Из опубликованной официальной биографии Владимира Ревзина известно, что с марта 1914 года он работал на одном из екатеринославских заводов, спустившись, таким образом, из прослойки еврейского среднего класса Екатеринослава в самые что ни на есть пролетарии. Трудился сначала токарем и электриком (последние высоко ценились среди террористов – электрики умели управляться с взрывными устройствами) [16] . Версия неофициальная, но зато его собственная, выглядит несколько иначе: «В конце (а не в начале. – А. К.) 1914 года я с сестрой поехал в Екатеринослав работать в пятиминутной фотографии. И там, чтобы учиться, отец уехал работать на Урал-Майкорский завод. Я поступил на технические курсы и одновременно учился. Сестра тоже работала. Вскоре хозяйка фотографии умерла. Она осталась в нашей памяти как настоящий человек, меня с сестрой приняла на равных началах. Всего было пять человек. Учились все (все были молоды). На жизнь фотография давала крайне мало. Голодали все вместе. Вскоре один был взят на войну, другая вышла замуж, я поступил в мастерские фрезеровщиком и токарем, так как фотография тогда перестала давать средства» [17] .
16
Алексеев М. А., Колпакиди А. И., Кочик В. Я. Энциклопедия военной разведки: 1918–1945 гг. С. 200.
17
ГА РФ. Ф. 5221. Оп. 60 а. Д. 61. Л. 4–5.
Возможно, со временем, заполняя одну за другой новые анкеты, Владимир Федорович просто удлинил свой пролетарский стаж, выбросив из биографии невнятные фотографические месяцы и заменив их на куда более надежную с точки зрения пролетарского происхождения работу (в разных вариантах) то ли токарем, то ли электриком, то ли фрезеровщиком – одним словом, рабочим.

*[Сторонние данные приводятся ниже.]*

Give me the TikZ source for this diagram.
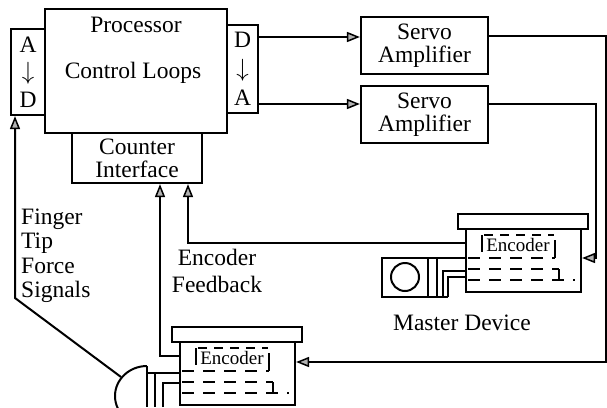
\documentclass[tikz,border=0pt]{standalone}
\usepackage{fontspec}
\setmainfont{Liberation Serif}
\usetikzlibrary{arrows.meta}

\begin{document}
\begin{tikzpicture}[
        x=1pt, y=-1pt,
        box/.style={draw, line width=2.2pt, inner sep=0pt},
        lbl/.style={font=\fontsize{23.5}{23}\selectfont, inner sep=0pt, align=center},
        wire/.style={line width=2pt},
        sig/.style={wire, -{Triangle[length=13pt, width=10pt, fill=gray!60, line width=1.5pt]}},
        dashrow/.style={line width=2pt, dash pattern=on 12pt off 9pt}
    ]
        \clip (0,0) rectangle (607,407);

        % processor and its converters
        \node[box, minimum width=182pt, minimum height=124pt] (proc) at (136,71) {};
        \node[lbl] (ptitle) at (136,25) {Processor};
        \node[lbl] (ploops) at (133,73) {Control Loops};
        \node[box, lbl, minimum width=34pt, minimum height=86pt,
            font=\fontsize{23.5}{27.5}\selectfont] (ad) at (28,72) {A\\$\downarrow$\\D};
        \node[box, lbl, minimum width=31pt, minimum height=88pt,
            font=\fontsize{23.5}{29}\selectfont] (da) at (242.5,69) {D\\$\downarrow$\\A};
        \node[box, lbl, minimum width=130pt, minimum height=50pt] (counter) at (137,158) {Counter\\Interface};

        \node[box, lbl, minimum width=127pt, minimum height=57pt] (servo1) at (424.5,45.5) {Servo\\Amplifier};
        \node[box, lbl, minimum width=127pt, minimum height=57pt] (servo2) at (424.5,114.5) {Servo\\Amplifier};

        % encoder units: m = master, s = slave
        \foreach \p/\ex/\ey in {m/466/229, s/180/342} {
            \begin{scope}[shift={(\ex,\ey)}, name prefix=\p-]
                \node[box, minimum width=130pt, minimum height=15pt] (plate) at (57,-7.5) {};
                \node[box, minimum width=115pt, minimum height=63pt] (enc) at (57.5,31.5) {};
                \node[font=\fontsize{19}{19}\selectfont, inner sep=0pt] (name) at (52,16) {Encoder};
                \draw[line width=1.4pt, dash pattern=on 9pt off 7pt] (18,6) -- (88,6);
                \draw[wire] (16,6) -- (16,23);
                \draw[wire] (89,11) -- (89,29);
                \draw[dashrow] (2,29) -- (89,29);
                \draw[dashrow] (2,40) -- (93,40);
                \draw[wire] (93,40) -- (93,51);
                \draw[dashrow] (2,51) -- (109,51);
                \coordinate (fb) at (0,14);
            \end{scope}
        }

        % master motor
        \draw[wire] (382,258) rectangle (428,297);
        \draw[wire] (405,277) circle[radius=14];
        \draw[wire] (428,258) rectangle (437,297);
        \draw[wire] (437,258) -- (466,258);
        \draw[wire] (437,297) -- (448,297);
        \draw[wire] (443,297) |- (466,271);
        \draw[wire] (448,297) |- (466,277);
        \node[lbl] (mlbl) at (462,323) {Master Device};

        % slave gripper
        \draw[wire] (147,366) arc[start angle=270, end angle=90, x radius=32, y radius=30];
        \draw[wire] (147,366) -- (147,407);
        \draw[wire] (147,373) -- (180,373);
        \draw[wire] (155,373) -- (155,407);
        \draw[wire] (163,407) |- (180,383);
        \coordinate (tip) at (121,377);
        \coordinate (bend) at (15,298);

        % signal paths
        \coordinate (s1in) at ([yshift=8.5pt]servo1.west);
        \coordinate (s2in) at ([yshift=10.5pt]servo2.west);
        \draw[sig] (da.east |- s1in) -- (s1in);
        \draw[sig] (da.east |- s2in) -- (s2in);

        \coordinate (rcorner) at (606,362);
        \coordinate (mcorner) at (596,258);
        \draw[sig] ([yshift=9.5pt]servo1.east) -| (rcorner) -- (s-enc.east |- rcorner);
        \draw[sig] ([yshift=10.5pt]servo2.east) -| (mcorner) -- (m-enc.east |- mcorner);

        \draw[sig] (s-fb) -| ([xshift=23pt]counter.south);
        \draw[sig] (m-fb) -| ([xshift=51pt]counter.south);
        \draw[sig] (tip) -- (bend) -- (bend |- ad.south);

        \node[lbl, align=left, anchor=west, font=\fontsize{23.5}{24.5}\selectfont] (fingerlbl) at (21,256) {Finger\\Tip\\Force\\Signals};
        \node[lbl, font=\fontsize{23.5}{27}\selectfont] (fblbl) at (217,271) {Encoder\\Feedback};
    \end{tikzpicture}
\end{document}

Ольга тоже в автобиографии рассказывала, что первое время помогала деревенской портнихе, летом нанималась на полевые работы в селе Софиевка Славяносербского уезда, а потом устроилась в одно из фотоателье Екатеринослава – в «Фотографию Штейна» на Первозвановской улице [18] . Лишь в 1916 году она вернулась к учебе, поступив в шестой класс гимназии – это был финал ее очного гражданского образования. Позже она сдаст экзамены, но уже экстерном, за восьмой класс [19] .
18
ЦА ФСБ. Дело Р-23670. Л. 161.
19
ЦА МО РФ. Ф. 23. Оп. 2766. Д. 5. Л. 9.
Украинский историк анархизма Анатолий Дубовик, опираясь на собственные исследования, называет брата и сестру Ревзиных (под псевдонимами: он – Владимир Воль; она – Елена Феррари) в числе екатеринославских юношей и девушек, присоединившихся к местной группе «анархистов-коммунистов» (была и такая) уже в 1914 году [20] . Информация выглядит достоверной: окунувшись в самостоятельную жизнь, молодые Ревзины очень скоро могли эту жизнь невзлюбить и начать искать пути, ведущие к жизни новой – справедливой, без погромов, свободной, но точно не спокойной…
20
Дубовик А. В. Мария Продан и анархисты Екатеринославщины в 1900-х гг. // http://www.makhno.ru/forum/showthread.php?p=32762.
Глава
втораяКак Феррари становилась «Красной»
Любопытную картину нелегального «образования» рабочих Екатеринослава в 1912–1914 годах рисует один из основателей Коммунистической партии Украины, поочередно побывавший в рядах бундовцев, анархистов, большевиков, ставший чекистом, а затем логичным образом репрессированный Моисей Ефимович Равич-Черкасский (Рабинович).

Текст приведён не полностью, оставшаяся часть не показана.